Architect is not a title. It's a behavior

There is no moment when someone tells you "that's it, now you are an architect." There is behavior that either exists or does not. About how it looks in practice

Architect is not a title. It's a behavior

On the Contrary

An architect is not a position. It's a behavior. Very often people think, once I become an architect, I'll start making decisions. In reality, it's the opposite: you start making decisions, and only then do you become an architect. I never had a moment when someone said, now you are an architect. There was another moment, I realized that just writing code no longer provides growth. You complete tasks, write neatly, understand structure and clean code, and then you hit a ceiling.

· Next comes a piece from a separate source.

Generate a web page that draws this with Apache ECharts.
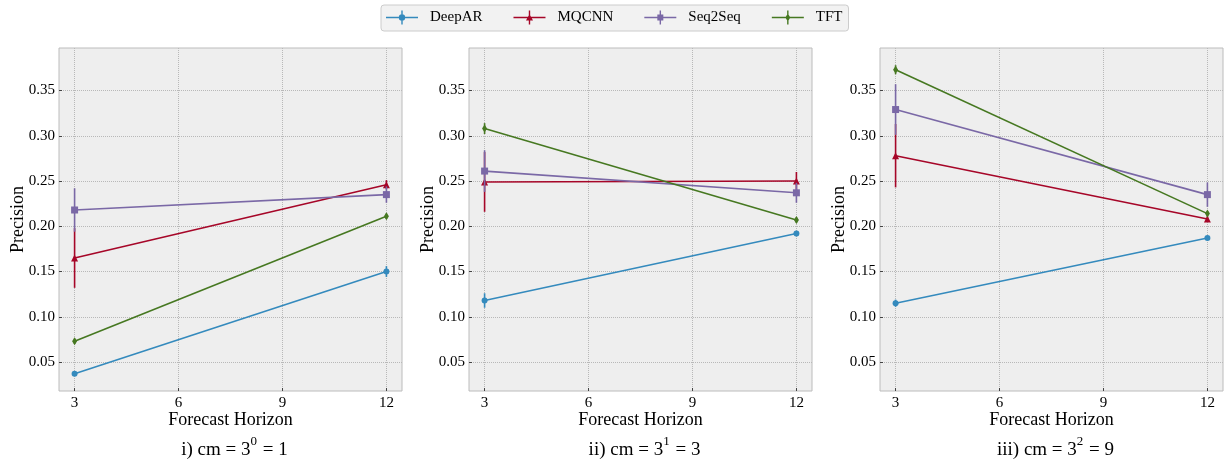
<!DOCTYPE html>
<html>
<head>
<meta charset="utf-8">
<script src="https://cdn.jsdelivr.net/npm/echarts@6/dist/echarts.min.js"></script>
<style>html,body{margin:0;padding:0;background:#fff;}#c{width:1225px;height:471px;}</style>
</head>
<body>
<div id="c"></div>
<script>
// ---- data ----
const models = ['DeepAR', 'MQCNN', 'Seq2Seq', 'TFT'];
const horizons = [3, 12];
const xTicks = [3, 6, 9, 12];
const yTicks = [0.05, 0.10, 0.15, 0.20, 0.25, 0.30, 0.35];
const panelTitles = ['{m|i) cm = 3}{sup|0}{m| = 1}', '{m|ii) cm = 3}{sup|1}{m| = 3}', '{m|iii) cm = 3}{sup|2}{m| = 9}'];

// precision values per panel (cm=1, cm=3, cm=9), at horizons [3, 12]
const deepar_cm1 = [0.037, 0.150];
const mqcnn_cm1 = [0.165, 0.246];
const seq2seq_cm1 = [0.218, 0.235];
const tft_cm1 = [0.073, 0.211];

const deepar_cm3 = [0.118, 0.192];
const mqcnn_cm3 = [0.249, 0.250];
const seq2seq_cm3 = [0.261, 0.237];
const tft_cm3 = [0.308, 0.207];

const deepar_cm9 = [0.115, 0.187];
const mqcnn_cm9 = [0.278, 0.208];
const seq2seq_cm9 = [0.329, 0.235];
const tft_cm9 = [0.373, 0.214];

// error bar half-widths
const deepar_err_cm1 = [0.002, 0.006];
const mqcnn_err_cm1 = [0.033, 0.005];
const seq2seq_err_cm1 = [0.024, 0.009];
const tft_err_cm1 = [0.003, 0.003];

const deepar_err_cm3 = [0.008, 0.003];
const mqcnn_err_cm3 = [0.033, 0.010];
const seq2seq_err_cm3 = [0.023, 0.011];
const tft_err_cm3 = [0.006, 0.003];

const deepar_err_cm9 = [0.004, 0.002];
const mqcnn_err_cm9 = [0.035, 0.003];
const seq2seq_err_cm9 = [0.028, 0.0135];
const tft_err_cm9 = [0.005, 0.003];

const panels = [
  { vals: [deepar_cm1, mqcnn_cm1, seq2seq_cm1, tft_cm1], errs: [deepar_err_cm1, mqcnn_err_cm1, seq2seq_err_cm1, tft_err_cm1] },
  { vals: [deepar_cm3, mqcnn_cm3, seq2seq_cm3, tft_cm3], errs: [deepar_err_cm3, mqcnn_err_cm3, seq2seq_err_cm3, tft_err_cm3] },
  { vals: [deepar_cm9, mqcnn_cm9, seq2seq_cm9, tft_cm9], errs: [deepar_err_cm9, mqcnn_err_cm9, seq2seq_err_cm9, tft_err_cm9] }
];

// ---- styling ----
const colors = ['#348ABD', '#A60628', '#7A68A6', '#467821'];
const symbols = ['circle', 'triangle', 'rect', 'diamond'];
const symbolSizes = [6, 7, 7, [5, 8]];
const FONT = 'Liberation Serif';
const gridLefts = [59, 469, 880];
const GW = 343, GH = 343, GT = 48;

const legendIcons = [
  'path://M0 6.2H32V7.8H0Z M15.3 0H16.7V14H15.3Z M12.8 7A3.2 3.2 0 1 1 19.2 7A3.2 3.2 0 1 1 12.8 7Z',
  'path://M0 6.2H32V7.8H0Z M15.3 0H16.7V14H15.3Z M16 3.5L19.5 10L12.5 10Z',
  'path://M0 6.2H32V7.8H0Z M15.3 0H16.7V14H15.3Z M13 4H19V10H13Z',
  'path://M0 6.2H32V7.8H0Z M15.3 0H16.7V14H15.3Z M16 3L18.5 7L16 11L13.5 7Z'
];

const grids = [], xAxes = [], yAxes = [], series = [], titles = [];
panels.forEach((p, pi) => {
  grids.push({ left: gridLefts[pi], top: GT, width: GW, height: GH, show: true,
    backgroundColor: '#eeeeee', borderColor: '#bcbcbc', borderWidth: 1 });
  xAxes.push({
    gridIndex: pi, type: 'value', min: 2.55, max: 12.45,
    name: 'Forecast Horizon', nameLocation: 'middle', nameGap: 20, nameMoveOverlap: false,
    nameTextStyle: { fontFamily: FONT, fontSize: 18, color: '#000' },
    axisLine: { show: false },
    axisTick: { show: true, inside: true, length: 3, lineStyle: { color: '#444' }, customValues: xTicks },
    axisLabel: { fontFamily: FONT, fontSize: 15, color: '#000', margin: 5, customValues: xTicks },
    splitLine: { show: true, lineStyle: { color: '#b8b8b8', type: [1, 1], width: 1 } }
  });
  yAxes.push({
    gridIndex: pi, type: 'value', min: 0.018, max: 0.397,
    name: 'Precision', nameLocation: 'middle', nameGap: 32, nameMoveOverlap: false,
    nameTextStyle: { fontFamily: FONT, fontSize: 18, color: '#000' },
    axisLine: { show: false },
    axisTick: { show: true, inside: true, length: 3, lineStyle: { color: '#444' }, customValues: yTicks },
    axisLabel: { fontFamily: FONT, fontSize: 15, color: '#000', margin: 4, customValues: yTicks,
      formatter: v => v.toFixed(2) },
    splitLine: { show: true, lineStyle: { color: '#b8b8b8', type: [1, 1], width: 1 } }
  });
  titles.push({
    text: panelTitles[pi], left: gridLefts[pi] + GW / 2 - 1, top: 429, textAlign: 'center',
    textStyle: { fontFamily: FONT, fontSize: 19, fontWeight: 'normal', color: '#000',
      rich: {
        m: { fontFamily: FONT, fontSize: 19, color: '#000', lineHeight: 26, verticalAlign: 'bottom' },
        sup: { fontFamily: FONT, fontSize: 13, color: '#000', lineHeight: 13, verticalAlign: 'top', padding: [1, 1, 0, 0] }
      } }
  });
  models.forEach((m, mi) => {
    const vals = p.vals[mi], errs = p.errs[mi];
    series.push({
      name: m, type: 'line', xAxisIndex: pi, yAxisIndex: pi,
      data: horizons.map((h, k) => [h, vals[k]]),
      symbol: symbols[mi], symbolSize: symbolSizes[mi], showSymbol: true,
      lineStyle: { color: colors[mi], width: 1.6 }, itemStyle: { color: colors[mi] },
      emphasis: { disabled: true }, animation: false, z: 3 + mi
    });
    series.push({
      name: m, type: 'custom', xAxisIndex: pi, yAxisIndex: pi,
      data: horizons.map((h, k) => [h, vals[k], errs[k]]),
      renderItem: (params, api) => {
        const x = api.value(0), y = api.value(1), e = api.value(2);
        const a = api.coord([x, y - e]), b = api.coord([x, y + e]);
        return { type: 'line', shape: { x1: a[0], y1: a[1], x2: b[0], y2: b[1] },
          style: { stroke: colors[mi], lineWidth: 1.6 } };
      },
      animation: false, z: 3 + mi, silent: true
    });
  });
});

const chart = echarts.init(document.getElementById('c'), null, { renderer: 'canvas' });
chart.setOption({
  animation: false,
  backgroundColor: '#ffffff',
  color: colors,
  title: titles,
  legend: {
    left: 381, top: 5, orient: 'horizontal',
    data: models.map((m, i) => ({ name: m, icon: legendIcons[i], itemStyle: { color: colors[i] } })),
    itemWidth: 32, itemHeight: 14, itemGap: 31,
    padding: [5, 6, 6, 5],
    backgroundColor: '#f2f2f2', borderColor: '#cccccc', borderWidth: 1, borderRadius: 3,
    textStyle: { fontFamily: FONT, fontSize: 15, color: '#000', padding: [0, 0, 0, 7] },
    selectedMode: false
  },
  grid: grids, xAxis: xAxes, yAxis: yAxes, series: series
});
</script>
</body>
</html>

Architectural decisions as behavior and responsibility

Solutions and Documentation

The first thing that significantly changed me was working with solutions. I got acquainted with ADR (Architecture Decision Record), RFC, trade-offs. The essence is simple: code lives for a long time, the project evolves, people change. After six months, the question arises: "Why was this done this way?" If you don't have an answer, you start breaking the system. If there is an ADR, you immediately see the context, what options were considered, and why this particular solution was chosen. The second point is working with risks. You stop thinking about how to do it and start thinking about what might go wrong, where the system might break, and what the consequences will be. And you make decisions considering the trade-offs.

Automation of control

At the developer level, you manually check and review. At a higher level, you start automating control. For me, this includes pre-commit hooks, structure checks, layer control; if the code violates the architecture, it simply doesn't pass. This is an important shift; you don't rely on people, you build a system that protects itself.

Automated architectural guardrails and control
Strong architecture relies not on agreements alone, but on checks that cannot be bypassed.

Responsibility

The most painful stage is responsibility. While you are a developer, you complete tasks, and someone else is responsible for the decisions. When you start to grow, you propose solutions yourself and take responsibility for them. This is not always immediately rewarded; initially, there is more responsibility and expectations, and only later comes recognition and growth. This is normal. If you want to grow in this direction, don't start with the role. Start with behavior, document decisions, think about risks, justify, take responsibility. Not because it's your job title, but because that's how you work.